How and why did the idea of embracing imperfection come about? It apparently started in relation to Japanese tea ceremonies and tea cups. And why is this? Well, according to me, it was figured out by a marketing genius! Pottery is inherently risky in so many ways. It can crack, it can become misshapen during firing, glazes can run, colors can be sadly (or happily) surprising. If you make pottery that is not production pottery or formulaic, you must come to accept that things will not turn out as you may have wanted, i.e. you must be willing to release your expectations and accept what happens. If you are soda firing, raku firing or wood firing, control of the finished glaze is not really in your hands.

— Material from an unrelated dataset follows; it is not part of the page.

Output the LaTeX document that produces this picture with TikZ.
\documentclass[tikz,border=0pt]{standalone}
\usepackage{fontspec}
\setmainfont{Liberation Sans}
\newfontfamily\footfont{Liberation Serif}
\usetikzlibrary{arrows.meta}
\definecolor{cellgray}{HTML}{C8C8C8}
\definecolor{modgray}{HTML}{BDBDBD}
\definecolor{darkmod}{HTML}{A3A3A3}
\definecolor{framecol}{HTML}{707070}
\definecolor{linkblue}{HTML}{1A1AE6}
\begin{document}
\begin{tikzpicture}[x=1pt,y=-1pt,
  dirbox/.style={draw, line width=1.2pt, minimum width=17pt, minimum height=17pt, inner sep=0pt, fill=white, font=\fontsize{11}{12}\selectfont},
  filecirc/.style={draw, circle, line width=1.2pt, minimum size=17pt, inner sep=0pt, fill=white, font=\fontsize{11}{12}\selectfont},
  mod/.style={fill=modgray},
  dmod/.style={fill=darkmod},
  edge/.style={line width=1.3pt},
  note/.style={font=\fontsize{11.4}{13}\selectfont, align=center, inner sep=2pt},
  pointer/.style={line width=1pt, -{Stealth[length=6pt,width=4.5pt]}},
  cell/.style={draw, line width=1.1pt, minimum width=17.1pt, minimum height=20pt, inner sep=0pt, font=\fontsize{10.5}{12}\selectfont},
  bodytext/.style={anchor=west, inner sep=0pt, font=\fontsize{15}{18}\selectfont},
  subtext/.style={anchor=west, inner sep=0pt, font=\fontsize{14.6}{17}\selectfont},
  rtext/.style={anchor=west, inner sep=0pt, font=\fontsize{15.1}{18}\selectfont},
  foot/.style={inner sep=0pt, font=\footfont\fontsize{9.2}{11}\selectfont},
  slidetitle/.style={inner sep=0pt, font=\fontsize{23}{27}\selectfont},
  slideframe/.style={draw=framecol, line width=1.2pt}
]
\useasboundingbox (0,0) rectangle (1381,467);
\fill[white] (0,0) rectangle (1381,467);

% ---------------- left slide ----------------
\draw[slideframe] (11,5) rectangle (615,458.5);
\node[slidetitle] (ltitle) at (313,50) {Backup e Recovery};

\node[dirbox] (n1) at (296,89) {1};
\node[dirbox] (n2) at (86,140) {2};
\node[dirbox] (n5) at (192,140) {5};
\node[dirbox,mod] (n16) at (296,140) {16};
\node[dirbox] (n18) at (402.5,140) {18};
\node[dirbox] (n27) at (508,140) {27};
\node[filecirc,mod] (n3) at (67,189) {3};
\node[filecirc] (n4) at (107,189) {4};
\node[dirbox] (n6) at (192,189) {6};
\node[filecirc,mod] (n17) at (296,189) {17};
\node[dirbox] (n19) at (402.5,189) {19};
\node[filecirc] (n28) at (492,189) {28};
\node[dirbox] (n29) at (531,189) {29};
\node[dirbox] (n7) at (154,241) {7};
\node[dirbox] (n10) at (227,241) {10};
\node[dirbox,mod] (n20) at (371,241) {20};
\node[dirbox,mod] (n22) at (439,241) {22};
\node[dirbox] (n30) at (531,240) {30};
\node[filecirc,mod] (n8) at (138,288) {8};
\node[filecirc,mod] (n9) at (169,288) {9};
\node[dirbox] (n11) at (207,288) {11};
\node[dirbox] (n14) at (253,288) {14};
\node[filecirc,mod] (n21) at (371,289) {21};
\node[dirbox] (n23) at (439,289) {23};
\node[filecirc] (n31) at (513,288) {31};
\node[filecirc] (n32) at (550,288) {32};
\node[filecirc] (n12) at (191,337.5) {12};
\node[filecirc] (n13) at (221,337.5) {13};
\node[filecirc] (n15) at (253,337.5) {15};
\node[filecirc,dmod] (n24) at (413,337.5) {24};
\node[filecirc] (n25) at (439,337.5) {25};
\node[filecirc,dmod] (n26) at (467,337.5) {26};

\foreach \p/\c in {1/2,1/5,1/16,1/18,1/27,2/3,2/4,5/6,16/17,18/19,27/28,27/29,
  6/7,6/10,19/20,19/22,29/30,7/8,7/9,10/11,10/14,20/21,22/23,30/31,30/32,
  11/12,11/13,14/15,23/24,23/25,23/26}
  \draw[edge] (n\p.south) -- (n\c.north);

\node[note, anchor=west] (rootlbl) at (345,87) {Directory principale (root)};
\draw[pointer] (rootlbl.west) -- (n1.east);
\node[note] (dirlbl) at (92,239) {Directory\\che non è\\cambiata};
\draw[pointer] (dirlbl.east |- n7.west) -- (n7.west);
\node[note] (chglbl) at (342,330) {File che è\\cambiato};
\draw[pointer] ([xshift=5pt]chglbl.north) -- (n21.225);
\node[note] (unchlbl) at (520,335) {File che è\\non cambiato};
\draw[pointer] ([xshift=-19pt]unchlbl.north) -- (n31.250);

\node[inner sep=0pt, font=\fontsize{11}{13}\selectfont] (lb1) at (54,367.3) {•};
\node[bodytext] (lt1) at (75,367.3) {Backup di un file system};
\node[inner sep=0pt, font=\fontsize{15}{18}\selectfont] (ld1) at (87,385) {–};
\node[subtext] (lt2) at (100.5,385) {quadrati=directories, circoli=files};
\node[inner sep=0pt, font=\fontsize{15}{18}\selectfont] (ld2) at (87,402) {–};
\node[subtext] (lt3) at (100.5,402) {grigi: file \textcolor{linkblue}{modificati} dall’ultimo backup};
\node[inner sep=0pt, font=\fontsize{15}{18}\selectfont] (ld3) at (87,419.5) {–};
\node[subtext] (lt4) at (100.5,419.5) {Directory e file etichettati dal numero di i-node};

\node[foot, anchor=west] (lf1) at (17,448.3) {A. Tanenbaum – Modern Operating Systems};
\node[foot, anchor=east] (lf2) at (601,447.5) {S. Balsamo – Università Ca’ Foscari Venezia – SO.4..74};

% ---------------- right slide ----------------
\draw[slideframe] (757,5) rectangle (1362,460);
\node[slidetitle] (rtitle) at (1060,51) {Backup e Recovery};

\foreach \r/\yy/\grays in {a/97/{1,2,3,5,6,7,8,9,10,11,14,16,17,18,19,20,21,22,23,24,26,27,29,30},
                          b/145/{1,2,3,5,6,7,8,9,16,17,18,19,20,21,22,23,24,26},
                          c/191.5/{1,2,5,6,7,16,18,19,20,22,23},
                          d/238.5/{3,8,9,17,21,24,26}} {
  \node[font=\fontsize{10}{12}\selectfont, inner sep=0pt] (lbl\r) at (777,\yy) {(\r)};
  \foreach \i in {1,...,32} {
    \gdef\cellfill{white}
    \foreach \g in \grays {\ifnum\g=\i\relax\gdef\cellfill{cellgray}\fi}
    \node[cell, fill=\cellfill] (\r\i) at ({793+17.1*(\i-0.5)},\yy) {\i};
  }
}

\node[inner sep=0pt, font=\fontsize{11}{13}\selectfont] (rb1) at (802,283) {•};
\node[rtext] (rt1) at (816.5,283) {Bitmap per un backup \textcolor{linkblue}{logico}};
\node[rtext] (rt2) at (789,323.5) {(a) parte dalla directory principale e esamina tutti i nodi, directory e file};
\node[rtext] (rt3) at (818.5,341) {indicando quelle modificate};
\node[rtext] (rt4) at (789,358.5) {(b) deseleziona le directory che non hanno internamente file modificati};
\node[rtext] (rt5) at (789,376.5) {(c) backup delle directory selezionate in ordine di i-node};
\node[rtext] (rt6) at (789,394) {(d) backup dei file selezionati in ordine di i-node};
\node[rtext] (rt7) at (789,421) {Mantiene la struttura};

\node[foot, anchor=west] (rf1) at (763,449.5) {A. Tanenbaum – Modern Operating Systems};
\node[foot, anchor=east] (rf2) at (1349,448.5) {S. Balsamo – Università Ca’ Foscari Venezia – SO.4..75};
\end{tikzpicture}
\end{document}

Flew off the wheel; needed re-shaping

If the pottery is just 'wrong', what must you do with it? I give a lot of pottery away to friends or the neighborhood because I can only accept so much in the way of oddness and what I feel is ugly. But a lot of time, thought and work is put into all of those pieces too.
The marketing mastermind behind wabi-sabi thought ‘How can I make this work for me?’ By pointing out the errors, appreciating them and getting others to enjoy impermanence and imperfection of course. It worked a treat! The monks went along with it, and monks are never wrong. If the monks say it is a good thing then society must agree with them. After all, they have the inside track to enlightenment! And who doesn’t want enlightenment?
Soda fired piece~ well that was unexpected!


Is wabi-sabi simply an invention to make pottery errors acceptable so less of it ends up on the shard pile? Perhaps!